AIM OF THE TASK - Write out again, word for word, the lines below from the line that holds "Recreate this image as a component" through the line that holds "import * as", omitting pictures.

— begin THE RECORDS —

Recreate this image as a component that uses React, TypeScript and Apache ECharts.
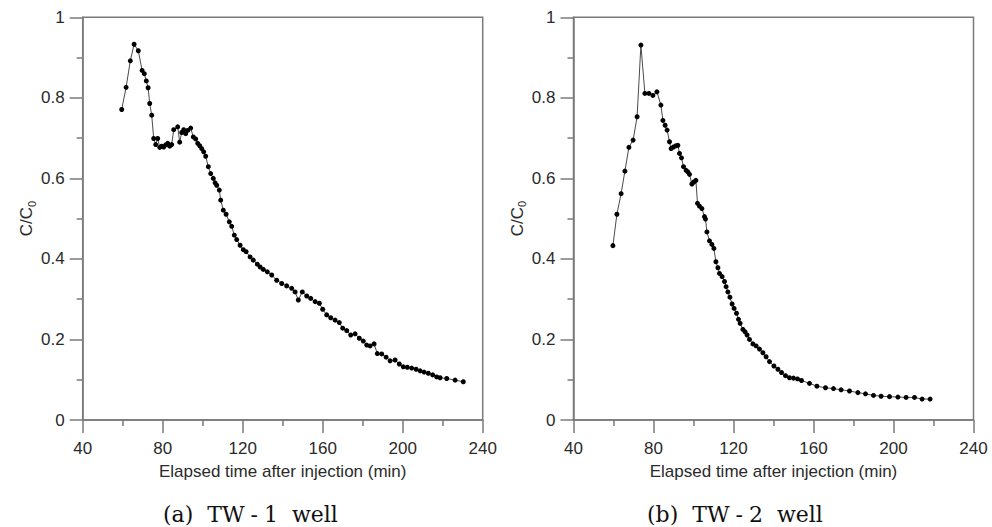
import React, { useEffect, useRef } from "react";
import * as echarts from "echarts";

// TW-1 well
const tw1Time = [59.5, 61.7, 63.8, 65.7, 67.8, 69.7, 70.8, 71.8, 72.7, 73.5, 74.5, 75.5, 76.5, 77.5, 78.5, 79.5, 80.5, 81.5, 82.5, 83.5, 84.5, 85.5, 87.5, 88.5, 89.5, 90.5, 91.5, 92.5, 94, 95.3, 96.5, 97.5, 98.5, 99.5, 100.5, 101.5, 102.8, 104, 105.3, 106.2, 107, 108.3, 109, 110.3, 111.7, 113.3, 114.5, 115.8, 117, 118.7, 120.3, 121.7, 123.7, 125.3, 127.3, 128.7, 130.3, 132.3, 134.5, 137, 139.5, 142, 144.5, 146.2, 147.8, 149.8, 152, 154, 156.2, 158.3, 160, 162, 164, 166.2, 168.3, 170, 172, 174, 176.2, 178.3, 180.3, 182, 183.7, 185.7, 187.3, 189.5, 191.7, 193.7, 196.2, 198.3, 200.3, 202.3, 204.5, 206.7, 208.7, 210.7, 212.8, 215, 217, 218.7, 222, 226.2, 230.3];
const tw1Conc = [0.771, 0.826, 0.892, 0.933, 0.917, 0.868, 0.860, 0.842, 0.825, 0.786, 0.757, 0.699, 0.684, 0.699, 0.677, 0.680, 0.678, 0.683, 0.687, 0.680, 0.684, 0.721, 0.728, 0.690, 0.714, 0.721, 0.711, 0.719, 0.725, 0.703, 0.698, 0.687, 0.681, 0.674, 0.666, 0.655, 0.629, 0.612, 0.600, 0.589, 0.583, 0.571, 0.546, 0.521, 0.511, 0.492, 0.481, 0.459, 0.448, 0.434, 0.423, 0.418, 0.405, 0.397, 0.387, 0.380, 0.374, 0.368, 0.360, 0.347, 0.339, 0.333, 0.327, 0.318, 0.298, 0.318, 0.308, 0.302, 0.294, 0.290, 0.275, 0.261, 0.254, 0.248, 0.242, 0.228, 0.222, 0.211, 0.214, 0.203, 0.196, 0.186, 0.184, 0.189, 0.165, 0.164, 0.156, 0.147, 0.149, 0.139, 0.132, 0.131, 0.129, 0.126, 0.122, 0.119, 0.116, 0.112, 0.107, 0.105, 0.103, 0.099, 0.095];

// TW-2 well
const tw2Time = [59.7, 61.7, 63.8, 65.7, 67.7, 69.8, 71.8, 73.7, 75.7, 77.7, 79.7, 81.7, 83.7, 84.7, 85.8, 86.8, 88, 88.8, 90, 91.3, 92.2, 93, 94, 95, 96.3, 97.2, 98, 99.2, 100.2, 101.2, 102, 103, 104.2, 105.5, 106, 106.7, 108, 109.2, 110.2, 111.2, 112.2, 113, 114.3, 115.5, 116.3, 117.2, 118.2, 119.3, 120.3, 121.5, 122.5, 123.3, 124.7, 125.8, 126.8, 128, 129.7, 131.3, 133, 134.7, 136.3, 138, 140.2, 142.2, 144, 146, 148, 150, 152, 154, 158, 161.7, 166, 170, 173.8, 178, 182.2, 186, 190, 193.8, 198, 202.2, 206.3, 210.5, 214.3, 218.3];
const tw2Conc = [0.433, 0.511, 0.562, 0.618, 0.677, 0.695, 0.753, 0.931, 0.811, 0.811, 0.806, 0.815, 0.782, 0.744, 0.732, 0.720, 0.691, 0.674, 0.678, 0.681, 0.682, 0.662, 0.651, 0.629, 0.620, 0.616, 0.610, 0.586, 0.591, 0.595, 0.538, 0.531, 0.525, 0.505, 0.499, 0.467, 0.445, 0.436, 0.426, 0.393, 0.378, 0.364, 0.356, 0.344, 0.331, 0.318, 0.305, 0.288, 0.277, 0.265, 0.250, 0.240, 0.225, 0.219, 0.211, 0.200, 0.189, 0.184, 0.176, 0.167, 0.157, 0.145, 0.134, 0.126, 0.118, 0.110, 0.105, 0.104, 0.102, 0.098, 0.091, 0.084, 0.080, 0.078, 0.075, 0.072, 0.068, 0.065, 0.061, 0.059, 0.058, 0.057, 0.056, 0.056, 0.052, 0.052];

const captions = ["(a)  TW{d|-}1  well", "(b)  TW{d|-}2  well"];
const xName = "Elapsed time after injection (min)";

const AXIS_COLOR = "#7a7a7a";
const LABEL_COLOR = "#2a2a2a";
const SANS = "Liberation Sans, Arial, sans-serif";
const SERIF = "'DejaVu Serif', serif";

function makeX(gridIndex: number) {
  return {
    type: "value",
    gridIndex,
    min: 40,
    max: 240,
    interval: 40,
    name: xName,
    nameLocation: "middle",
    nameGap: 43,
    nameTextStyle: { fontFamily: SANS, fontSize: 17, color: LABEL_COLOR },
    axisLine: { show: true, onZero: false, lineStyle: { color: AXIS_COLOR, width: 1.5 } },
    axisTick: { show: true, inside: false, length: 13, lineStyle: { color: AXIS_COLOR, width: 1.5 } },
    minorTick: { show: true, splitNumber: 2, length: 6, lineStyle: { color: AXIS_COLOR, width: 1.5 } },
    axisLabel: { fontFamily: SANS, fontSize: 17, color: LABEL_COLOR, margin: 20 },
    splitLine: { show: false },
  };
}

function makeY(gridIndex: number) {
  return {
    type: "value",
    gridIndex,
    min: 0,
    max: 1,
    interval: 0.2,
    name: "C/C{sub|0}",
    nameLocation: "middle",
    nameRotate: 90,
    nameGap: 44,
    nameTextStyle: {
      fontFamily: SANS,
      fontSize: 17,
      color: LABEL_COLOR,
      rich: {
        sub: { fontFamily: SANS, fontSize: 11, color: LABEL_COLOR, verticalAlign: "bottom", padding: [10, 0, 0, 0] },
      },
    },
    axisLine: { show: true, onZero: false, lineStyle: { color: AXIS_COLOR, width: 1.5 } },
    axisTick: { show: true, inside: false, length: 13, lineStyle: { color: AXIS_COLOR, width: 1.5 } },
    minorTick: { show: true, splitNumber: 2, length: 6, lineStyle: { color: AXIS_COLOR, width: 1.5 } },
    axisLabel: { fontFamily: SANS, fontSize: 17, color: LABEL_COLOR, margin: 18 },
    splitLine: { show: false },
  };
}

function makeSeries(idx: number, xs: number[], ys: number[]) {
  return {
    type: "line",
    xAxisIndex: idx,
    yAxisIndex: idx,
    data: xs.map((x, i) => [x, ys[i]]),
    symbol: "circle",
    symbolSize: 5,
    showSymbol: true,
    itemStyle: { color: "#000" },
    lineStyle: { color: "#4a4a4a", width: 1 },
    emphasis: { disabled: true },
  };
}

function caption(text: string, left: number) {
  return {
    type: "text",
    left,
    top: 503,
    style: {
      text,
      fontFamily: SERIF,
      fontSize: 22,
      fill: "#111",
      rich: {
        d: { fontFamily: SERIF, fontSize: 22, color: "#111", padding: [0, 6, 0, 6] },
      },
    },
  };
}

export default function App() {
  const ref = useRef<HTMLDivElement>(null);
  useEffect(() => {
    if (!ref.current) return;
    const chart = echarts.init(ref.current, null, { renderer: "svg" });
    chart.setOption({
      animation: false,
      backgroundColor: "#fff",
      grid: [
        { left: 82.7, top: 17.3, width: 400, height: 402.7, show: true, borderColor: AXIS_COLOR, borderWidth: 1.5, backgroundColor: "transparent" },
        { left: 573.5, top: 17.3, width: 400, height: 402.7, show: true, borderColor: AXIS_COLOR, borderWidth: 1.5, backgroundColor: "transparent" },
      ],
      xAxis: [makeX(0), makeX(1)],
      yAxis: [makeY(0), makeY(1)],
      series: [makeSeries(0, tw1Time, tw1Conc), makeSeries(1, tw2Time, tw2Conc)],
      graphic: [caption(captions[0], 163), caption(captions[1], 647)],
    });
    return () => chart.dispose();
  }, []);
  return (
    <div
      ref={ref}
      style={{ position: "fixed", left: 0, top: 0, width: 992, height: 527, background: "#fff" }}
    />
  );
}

— end THE RECORDS —
— begin THE RECORDS —

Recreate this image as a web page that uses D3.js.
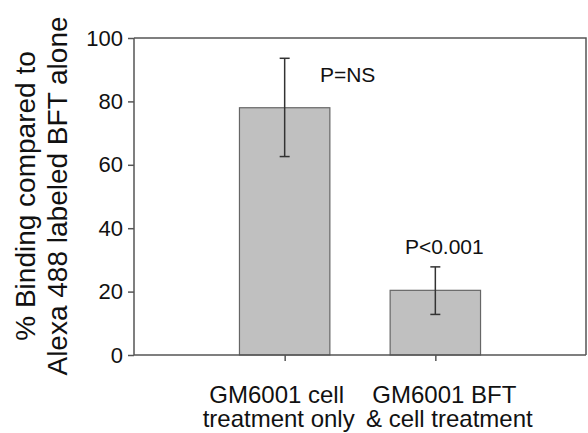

— end THE RECORDS —

REPLY TO THE EXERCISE -
Recreate this image as a component that uses React, TypeScript and Apache ECharts.
import React, { useEffect, useRef } from "react";
import * as echarts from "echarts";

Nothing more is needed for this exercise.